Jordan Hayes wrote:
> > >Like I said, maybe it's just my experience (so I'm my own muppet!),
> > >but I see whole groups of people who graduated from the same big
> > >colleges in the same decades who worked for the same 50 large
> > >companies and they couldn't be more different in their productivity.
Doug Henwood wrote:
> > Large pool of workers. Averages. Central tendencies.
> >
> > And what's "more different"? 2 to 1? 10 to 1?
Peter van Heusden:
> Vast difference in 'productivity' are stock-in-trade in discussions
> amongst programmers - the story goes that some workers are vastly
> more productive (as in producing more working code) than others. The
> same might be the case in other 'knowledge-based' fields.
>
> Now, I have seen a couple of amazing examples of this - where someone
> codes something into existence in what seems like an impossibly short
> amount of time (see the Dilbert strips with Zimbu the monkey programming
> using his tail for a good illustration of how this is perceived) - but in
> general I think the emphasis on differences in personal productivity a)

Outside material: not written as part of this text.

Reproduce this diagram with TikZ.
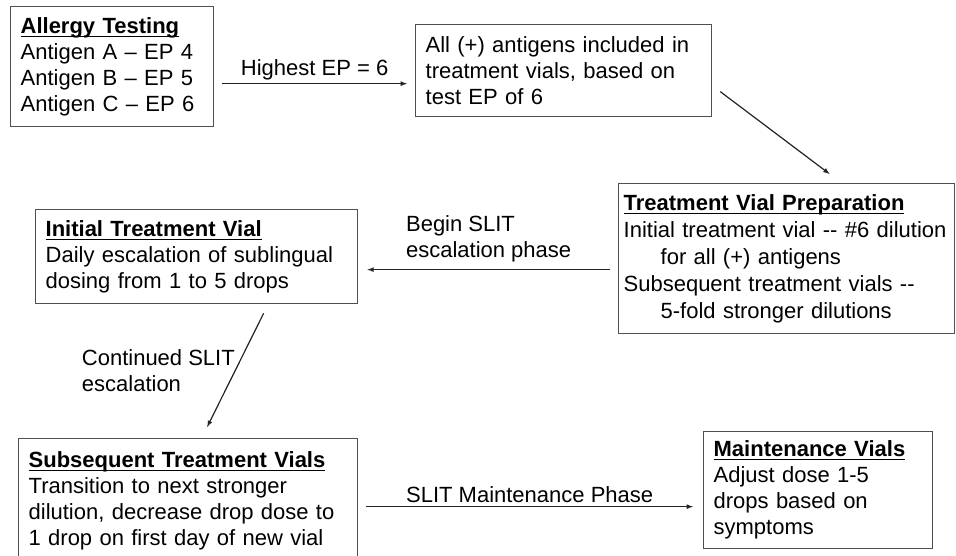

> ignore experience (which counts a hell of a lot in programming) b) ignores
> social factors, like the ability to code till 3am because of no other
> commitments.
>
> Also, the worship of productivity is in my mind at least a factor in
> presenting the ideal programmer as a truly 'One Dimensional Man' - in
> the context of the Internet, and 'free software', programmers encounter
> each other purely as a set of text and an email address - this erasure
> of the social functions to maintain an ideal which is individualised
> (and as kelly could abundantly point out, gendered, racialised,
> 'classed' (if that's the right word), etc.) In turn, this feeds into a
> kind of identification with the job which is exploited by managers,
> what I've called in the past '2nd order Taylorism'.
>
> No doubt this could all do with some more research.
Having been in the computer programming field most of my working life, and having participated in the endless, usually very self-serving discussions of the supposed enormous difference in productivity between some people and others, and having compared those theories with the actualities of daily working life, is what caused me to write that productivity is a mystery. I could recite my observations, but they would all be anecdotal.
Let me instead put the shoe on the other foot and ask: Where is a theory of work and productivity grounded in phenomena, where the work has not been completely commodified and dumbed-down to the level of mechanical operation? If there is no such theory which people agree upon, how can rewards be apportioned according to productivity, rather than according to an appearance of productivity brought about by the prejudice and power I mentioned? I think the answer is obvious, and I think it's because production _is_ a mystery, an outcome of complex social interactions which are not well understood, in which the roles of many of the participants are effaced or downgraded for political reasons.